- **MATERIAL PROVIDED**
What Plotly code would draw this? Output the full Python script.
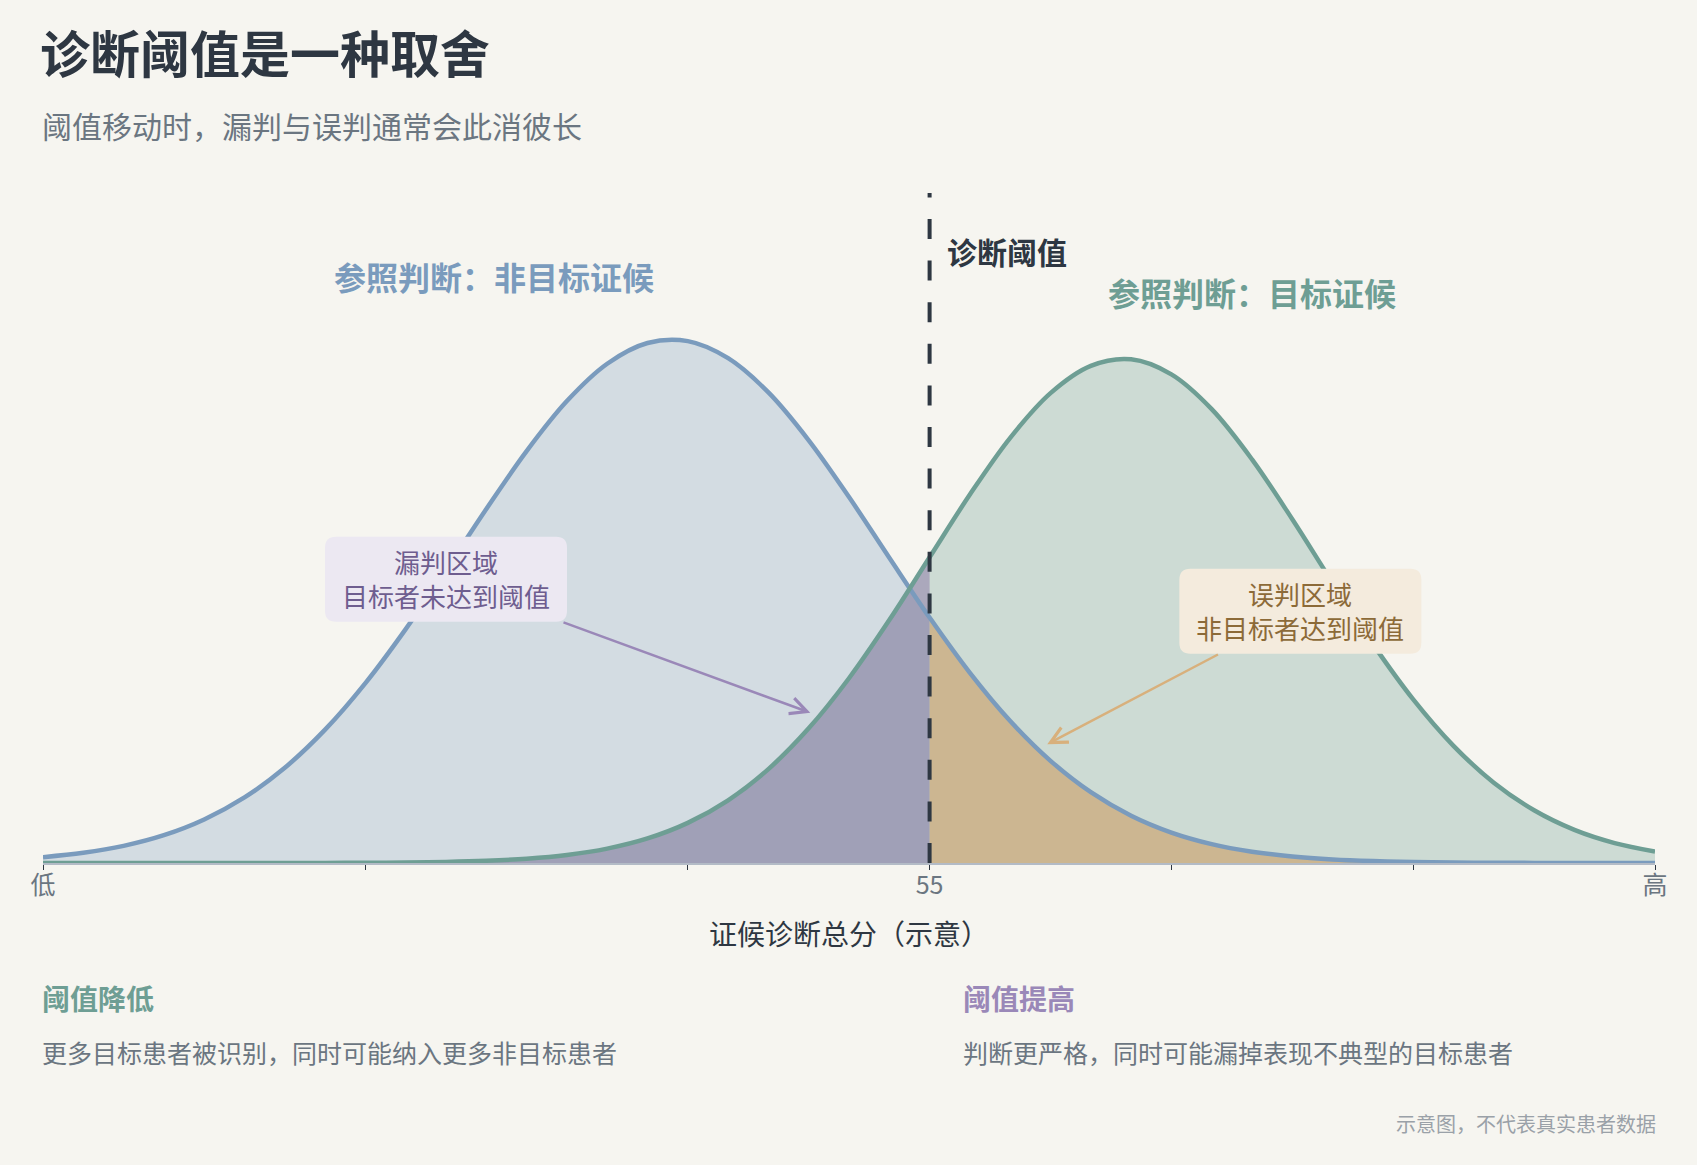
import plotly.graph_objects as go

# ---------------- data ----------------
x_score = [0, 2.5, 5, 7.5, 10, 12.5, 15, 17.5, 20, 22.5, 25, 27.5, 30, 32.5, 35, 37.5,
           40, 42.5, 45, 47.5, 50, 52.5, 55, 57.5, 60, 62.5, 65, 67.5, 70, 72.5, 75,
           77.5, 80, 82.5, 85, 87.5, 90, 92.5, 95, 97.5, 100]

# 参照判断：非目标证候 (relative density)
non_target = [0.0111, 0.0194, 0.0327, 0.0531, 0.0831, 0.1252, 0.1819, 0.2547, 0.3437,
              0.4469, 0.5600, 0.6762, 0.7869, 0.8825, 0.9538, 0.9934, 0.9970, 0.9644,
              0.8990, 0.8075, 0.6991, 0.5832, 0.4689, 0.3633, 0.2712, 0.1952, 0.1353,
              0.0904, 0.0582, 0.0361, 0.0216, 0.0125, 0.0069, 0.0037, 0.0019, 0.0010,
              0.0005, 0.0002, 0.0001, 0.0000, 0.0000]

# 参照判断：目标证候 (relative density)
target = [0.0000, 0.0000, 0.0000, 0.0000, 0.0000, 0.0000, 0.0001, 0.0002, 0.0004,
          0.0010, 0.0021, 0.0043, 0.0083, 0.0154, 0.0275, 0.0469, 0.0766, 0.1198,
          0.1794, 0.2572, 0.3530, 0.4641, 0.5841, 0.7039, 0.8123, 0.8976, 0.9497,
          0.9622, 0.9334, 0.8670, 0.7711, 0.6567, 0.5355, 0.4182, 0.3126, 0.2238,
          0.1534, 0.1007, 0.0633, 0.0381, 0.0220]

threshold = 55
tick_values = [0, 20, 40, 55, 70, 85, 100]
tick_labels = ["低", "", "", "55", "", "", "高"]

# ---------------- layout geometry / styles ----------------
W, H = 1697, 1165
M_L, M_R, M_T, M_B = 43, 42, 193, 302
PW = W - M_L - M_R
PH = H - M_T - M_B
X_MIN, X_MAX = 0, 100
Y_MAX = 1.28

FONT = "Noto Sans CJK SC"
BG = "#f6f5f0"
DARK = "#2e3742"
GRAY = "#6b7681"
BLUE = "#7a9bbd"
GREEN = "#6e9e94"
PURPLE = "#9a88b8"


def px_paper(px, py):
    return (px - M_L) / PW, (H - M_B - py) / PH


def ux(px):  # pixels -> x data units
    return px * (X_MAX - X_MIN) / PW


def uy(px):  # pixels -> y data units
    return px * Y_MAX / PH


cut = x_score.index(threshold)

fig = go.Figure()
# fills
fig.add_trace(go.Scatter(x=x_score, y=non_target, mode="lines",
                         line=dict(width=0, shape="spline", color=BLUE),
                         fill="tozeroy", fillcolor="rgba(123,155,189,0.28)",
                         hoverinfo="skip", showlegend=False))
fig.add_trace(go.Scatter(x=x_score, y=target, mode="lines",
                         line=dict(width=0, shape="spline", color=GREEN),
                         fill="tozeroy", fillcolor="rgba(110,158,148,0.30)",
                         hoverinfo="skip", showlegend=False))
# missed region: target below threshold
fig.add_trace(go.Scatter(x=x_score[:cut + 1], y=target[:cut + 1], mode="lines",
                         line=dict(width=0, shape="spline"),
                         fill="tozeroy", fillcolor="rgba(143,126,167,0.55)",
                         hoverinfo="skip", showlegend=False))
# false-positive region: non-target above threshold
fig.add_trace(go.Scatter(x=x_score[cut:], y=non_target[cut:], mode="lines",
                         line=dict(width=0, shape="spline"),
                         fill="tozeroy", fillcolor="rgba(214,174,119,0.70)",
                         hoverinfo="skip", showlegend=False))
# outlines
fig.add_trace(go.Scatter(x=x_score, y=non_target, mode="lines",
                         line=dict(width=4.5, shape="spline", color=BLUE),
                         hoverinfo="skip", showlegend=False))
fig.add_trace(go.Scatter(x=x_score, y=target, mode="lines",
                         line=dict(width=4.5, shape="spline", color=GREEN),
                         hoverinfo="skip", showlegend=False))

shapes = [dict(type="line", xref="x", yref="paper", x0=threshold, x1=threshold,
               y0=0, y1=1, layer="above",
               line=dict(color=DARK, width=4, dash="20px,21.6px"))]

annotations = []


def text(px, py, s, size, color, bold=False, anchor="left"):
    xp, yp = px_paper(px, py)
    annotations.append(dict(xref="paper", yref="paper", x=xp, y=yp, text=s,
                            showarrow=False, xanchor=anchor, yanchor="middle",
                            borderpad=0, borderwidth=0,
                            font=dict(family=FONT, size=size, color=color,
                                      weight=700 if bold else 400)))


# header
text(40, 51, "诊断阈值是一种取舍", 50, DARK, bold=True)
text(42, 125, "阈值移动时，漏判与误判通常会此消彼长", 30, GRAY)
# footer notes
text(42, 998, "阈值降低", 28, GREEN, bold=True)
text(42, 1052, "更多目标患者被识别，同时可能纳入更多非目标患者", 25, GRAY)
text(963, 998, "阈值提高", 28, PURPLE, bold=True)
text(963, 1052, "判断更严格，同时可能漏掉表现不典型的目标患者", 25, GRAY)
text(1656, 1123, "示意图，不代表真实患者数据", 20, "#9aa1a8", anchor="right")

# curve labels
annotations.append(dict(x=28, y=1.118, xref="x", yref="y", text="参照判断：非目标证候",
                        showarrow=False, xanchor="center", yanchor="middle", yshift=2,
                        font=dict(family=FONT, size=32, color=BLUE, weight=700)))
annotations.append(dict(x=75, y=1.087, xref="x", yref="y", text="参照判断：目标证候",
                        showarrow=False, xanchor="center", yanchor="middle", yshift=2,
                        font=dict(family=FONT, size=32, color=GREEN, weight=700)))
annotations.append(dict(x=threshold, y=1.165, xref="x", yref="y", text="诊断阈值",
                        showarrow=False, xanchor="left", yanchor="middle",
                        xshift=15, yshift=2,
                        font=dict(family=FONT, size=30, color=DARK, weight=700)))

# callout boxes
BOX_W, BOX_H, RAD = 242, 85, 11
callouts = [
    dict(cx=25.0, cy=0.542, hx=47.6, hy=0.287, text="漏判区域<br>目标者未达到阈值",
         bg="#ece8f2", fg="#6e5d8f", arrow=PURPLE),
    dict(cx=78.0, cy=0.481, hx=62.3, hy=0.227, text="误判区域<br>非目标者达到阈值",
         bg="#f4ebdd", fg="#8c6a38", arrow="#d8b07c"),
]
for c in callouts:
    hw, hh = ux(BOX_W / 2), uy(BOX_H / 2)
    rx, ry = ux(RAD), uy(RAD)
    x0, x1 = c["cx"] - hw, c["cx"] + hw
    y0, y1 = c["cy"] - hh, c["cy"] + hh
    path = (f"M{x0 + rx},{y0} L{x1 - rx},{y0} Q{x1},{y0} {x1},{y0 + ry} "
            f"L{x1},{y1 - ry} Q{x1},{y1} {x1 - rx},{y1} L{x0 + rx},{y1} "
            f"Q{x0},{y1} {x0},{y1 - ry} L{x0},{y0 + ry} Q{x0},{y0} {x0 + rx},{y0} Z")
    shapes.append(dict(type="path", xref="x", yref="y", path=path, layer="above",
                       fillcolor=c["bg"], line=dict(width=0)))
    annotations.append(dict(x=c["cx"], y=c["cy"], xref="x", yref="y", text=c["text"],
                            showarrow=False, xanchor="center", yanchor="middle",
                            align="center", borderpad=0, borderwidth=0, yshift=1,
                            font=dict(family=FONT, size=26, color=c["fg"])))
    # arrow tail on box edge (pixel geometry)
    vx = (c["hx"] - c["cx"]) * PW / (X_MAX - X_MIN)
    vy = (c["hy"] - c["cy"]) * PH / Y_MAX
    t = min((BOX_W / 2) / abs(vx), (BOX_H / 2) / abs(vy))
    tx = c["cx"] + ux(vx * t)
    ty = c["cy"] + uy(vy * t)
    annotations.append(dict(x=c["hx"], y=c["hy"], xref="x", yref="y",
                            ax=tx, ay=ty, axref="x", ayref="y", text="",
                            showarrow=True, arrowhead=5, arrowsize=1.3,
                            arrowwidth=2.5, arrowcolor=c["arrow"], standoff=0))

fig.update_layout(
    width=W, height=H,
    margin=dict(l=M_L, r=M_R, t=M_T, b=M_B),
    paper_bgcolor=BG, plot_bgcolor=BG,
    font=dict(family=FONT, color=DARK),
    showlegend=False,
    shapes=shapes,
    annotations=annotations,
    xaxis=dict(range=[X_MIN, X_MAX], showgrid=False, zeroline=False,
               showline=True, linecolor="#b3bbc6", linewidth=2,
               ticks="outside", ticklen=5, tickwidth=1, tickcolor=DARK,
               tickvals=tick_values, ticktext=tick_labels, ticklabelstandoff=-6,
               tickfont=dict(family=FONT, size=25, color=GRAY),
               title=dict(text="证候诊断总分（示意）", standoff=25,
                          font=dict(family=FONT, size=28, color=DARK))),
    yaxis=dict(range=[0, Y_MAX], visible=False, showgrid=False, zeroline=False),
)

fig.write_html("out.html",
               config={"displayModeBar": False},
               post_script="document.body.style.margin='0';"
                           "document.body.style.background='" + BG + "';")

- **DIRECTIONS FOR THIS TASK**
Restate the data word for word from its first line through the line with "0.1534, 0.1007, 0.0633, 0.0381, 0.0220]", leaving out any picture along the way.

- **SOLUTION TO THE EXERCISE**
What Plotly code would draw this? Output the full Python script.
import plotly.graph_objects as go

# ---------------- data ----------------
x_score = [0, 2.5, 5, 7.5, 10, 12.5, 15, 17.5, 20, 22.5, 25, 27.5, 30, 32.5, 35, 37.5,
           40, 42.5, 45, 47.5, 50, 52.5, 55, 57.5, 60, 62.5, 65, 67.5, 70, 72.5, 75,
           77.5, 80, 82.5, 85, 87.5, 90, 92.5, 95, 97.5, 100]

# 参照判断：非目标证候 (relative density)
non_target = [0.0111, 0.0194, 0.0327, 0.0531, 0.0831, 0.1252, 0.1819, 0.2547, 0.3437,
              0.4469, 0.5600, 0.6762, 0.7869, 0.8825, 0.9538, 0.9934, 0.9970, 0.9644,
              0.8990, 0.8075, 0.6991, 0.5832, 0.4689, 0.3633, 0.2712, 0.1952, 0.1353,
              0.0904, 0.0582, 0.0361, 0.0216, 0.0125, 0.0069, 0.0037, 0.0019, 0.0010,
              0.0005, 0.0002, 0.0001, 0.0000, 0.0000]

# 参照判断：目标证候 (relative density)
target = [0.0000, 0.0000, 0.0000, 0.0000, 0.0000, 0.0000, 0.0001, 0.0002, 0.0004,
          0.0010, 0.0021, 0.0043, 0.0083, 0.0154, 0.0275, 0.0469, 0.0766, 0.1198,
          0.1794, 0.2572, 0.3530, 0.4641, 0.5841, 0.7039, 0.8123, 0.8976, 0.9497,
          0.9622, 0.9334, 0.8670, 0.7711, 0.6567, 0.5355, 0.4182, 0.3126, 0.2238,
          0.1534, 0.1007, 0.0633, 0.0381, 0.0220]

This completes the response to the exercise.